東京・六本木エリアを代表する書店「青山ブックセンター六本木店」が6月25日、38年の歴史に幕を下ろし閉店するとの記事が5月9日の日経新聞朝刊に載っています。私が大学の頃オープンした書店で、六本木に出かけた時、何度か時間待ちで利用した覚えがあります。
この10年間で3割弱の書店が閉店し、全国で書店が1店もない自治体が2割に上るそうです。若者を中心に本を読まない「活字離れ」が止まらない他、稼ぎ頭の雑誌と漫画が海賊版サイトなどの影響で振わないためだといいます。
たしかに、電車の中で本を開いている人は極めて少なく、時に、1車両でほとんどの人が携帯を触っているという状況に出くわします。覗いてみるとLINEをしたりゲームをしたりしている人が多く、たまにニュースをチェックしている人もいます。
最近は喫茶を併設したり文具や雑貨売り場も加えたりと工夫を凝らした書店も増えましたが、書籍の売り上げは13年連続のマイナスです。もともと売上高営業利益率が1%未満と低い書店の減少は止まりそうにありません。
私は出かける時はほぼいつも文庫本を1冊持っていきます。電車の中、喫茶店やレストランで時間があれば読むためです。ウイークデイはビジネスバッグを持ちますから事足りますが、オフの時は、上着やズボンのポケットにはハンカチ以外は何も入れない主義なので、長財布、名刺入れ、キーケースとコイン入れメガネケースそして文庫本が全て収まるクラッチバッグが必需品です。私の要求を満たすクラッチバッグはなかなかありませんので、長年使い皮が擦り切れたバッグを手放せなかったのですが、先日ようやくこれに代わるバッグを見つけ購入することが出来ました。

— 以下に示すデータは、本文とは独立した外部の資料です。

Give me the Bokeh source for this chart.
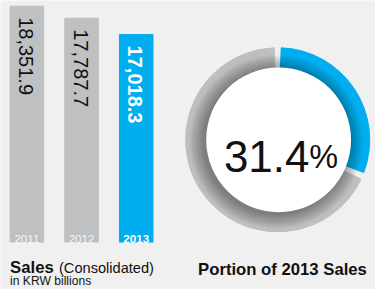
import math
from bokeh.plotting import figure
from bokeh.models import Range1d
from bokeh.core.properties import value
from bokeh.embed import file_html
from bokeh.resources import INLINE

# ---- data ----
years = ["2011", "2012", "2013"]
sales = [18351.9, 17787.7, 17018.3]
sales_labels = ["18,351.9", "17,787.7", "17,018.3"]
share_2013 = [31.4, 68.6]  # percent: 2013 portion, remainder
share_label = "31.4"

BG = "#f0f0f0"
GRAY = "#bfc0c2"
BLUE = "#00aeef"
FONT = "Liberation Sans"

W, H = 375, 289
# reference-pixel coordinate frame (X from left, Y from top)
X0, X1 = 0, 391
Y0, Y1 = 0, 305
SX = W / (X1 - X0)
SY = H / (Y1 - Y0)
REF_H = 305


def yy(Y):
    return REF_H - Y


def fs(px):
    return f"{px * (SX + SY) / 2:.1f}px"


p = figure(width=W, height=H, output_backend="svg", toolbar_location=None,
           x_range=Range1d(X0, X1), y_range=Range1d(yy(Y1), yy(Y0)),
           min_border=0, background_fill_color=BG, border_fill_color=BG,
           outline_line_color=None)
p.axis.visible = False
p.grid.visible = False

# ---- bar chart: own value scale ----
base_Y, top_Y = 255, 6            # baseline and top in reference pixels
base_val = 7285.0                 # value at bar baseline
px_per_unit = (base_Y - top_Y) / (max(sales) - base_val)
v_bottom = base_val - (Y1 - base_Y) / px_per_unit
v_top = base_val + (base_Y - Y0) / px_per_unit
p.extra_y_ranges = {"sales": Range1d(v_bottom, v_top)}

bar_w = 35
xs = [27.5 + i * 57 for i in range(len(years))]
colors = [GRAY, GRAY, BLUE]
p.vbar(x=xs, width=bar_w, bottom=base_val, top=sales, color=colors,
       y_range_name="sales")

# value labels rotated
for i in range(len(years)):
    last = i == len(years) - 1
    p.text(x=[xs[i] - 1], y=[sales[i]], text=[sales_labels[i]], y_range_name="sales",
           angle=-math.pi / 2, text_align="left", text_baseline="middle",
           y_offset=11, text_font=value(FONT), text_font_size=fs(21),
           text_font_style="bold" if last else "normal",
           text_color="white" if last else "#111111")
    p.text(x=[xs[i]], y=[base_val], text=[years[i]], y_range_name="sales",
           text_align="center", text_baseline="alphabetic", y_offset=-3,
           text_font=value(FONT), text_font_size=fs(12.2),
           text_font_style="bold" if last else "normal",
           text_color="white", text_alpha=1.0 if last else 0.85)

# captions left
p.text(x=[10], y=[yy(282)], text=["Sales"], text_font=value(FONT),
       text_font_size=fs(17.5), text_font_style="bold", text_color="#111111",
       text_baseline="alphabetic")
p.text(x=[61], y=[yy(282)], text=["(Consolidated)"], text_font=value(FONT),
       text_font_size=fs(15.3), text_color="#111111", text_baseline="alphabetic")
p.text(x=[10], y=[yy(296)], text=["in KRW billions"], text_font=value(FONT),
       text_font_size=fs(12.7), text_color="#111111", text_baseline="alphabetic")

# ---- donut ----
cx, cY = 289, 147
r_out, r_in = 96, 75.5
gap = math.radians(2.2)
frac = share_2013[0] / sum(share_2013)
a_top = math.pi / 2
a_split = a_top - 2 * math.pi * frac
p.annular_wedge(x=[cx], y=[yy(cY)], inner_radius=r_in - 2, outer_radius=r_out,
                start_angle=a_top - gap, end_angle=a_split + gap,
                direction="clock", color=BLUE)
p.annular_wedge(x=[cx], y=[yy(cY)], inner_radius=r_in - 2, outer_radius=r_out,
                start_angle=a_split - gap, end_angle=a_top + gap,
                direction="clock", color="#bdbec0")
# soft shadow around inner disc (stronger lower-left)
for d in range(15, 0, -1):
    p.circle(x=[cx - 1.5], y=[yy(cY + 2)], radius=r_in + d,
             fill_color="black", fill_alpha=0.022, line_color=None)
p.circle(x=[cx + 1], y=[yy(cY)], radius=r_in, fill_color="white", line_color=None)

p.text(x=[322], y=[yy(165)], text=[share_label], text_font=value(FONT),
       text_font_size=fs(46), text_align="right", text_baseline="alphabetic",
       text_color="#111111")
p.text(x=[322], y=[yy(165)], text=["%"], text_font=value(FONT),
       text_font_size=fs(34), text_align="left", text_baseline="alphabetic",
       text_color="#111111")

p.text(x=[294], y=[yy(284)], text=["Portion of 2013 Sales"], text_font=value(FONT),
       text_font_size=fs(17.5), text_font_style="bold", text_align="center",
       text_baseline="alphabetic", text_color="#111111")

open("out.html", "w").write(file_html(p, INLINE))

私にとって読書は知識や情報の収集というだけではなく著者とのあるいは主人公との対話を楽しむという意味を持っています。書店を訪れるのは対話する相手を探す為です。「今回はどんな相手とどんな話をしようかな」と考えながら本を手に取ります。内容がマッチしていても文体が気に入らない場合は購入しません。あれこれ選んでいると直ぐに1時間ぐらい経ってしまいます。アマゾンで購入するのに比べると面倒なように思われるかもしれませんが、本屋を覘くことはその時々の話題や流行を知ることにも繋がりますし、私にとってはあれこれ手に取ってページをめくり気に入る本を選ぶ時間が一種の娯楽でもあります。これもまた、私流の孤独の楽しみ方の一つです。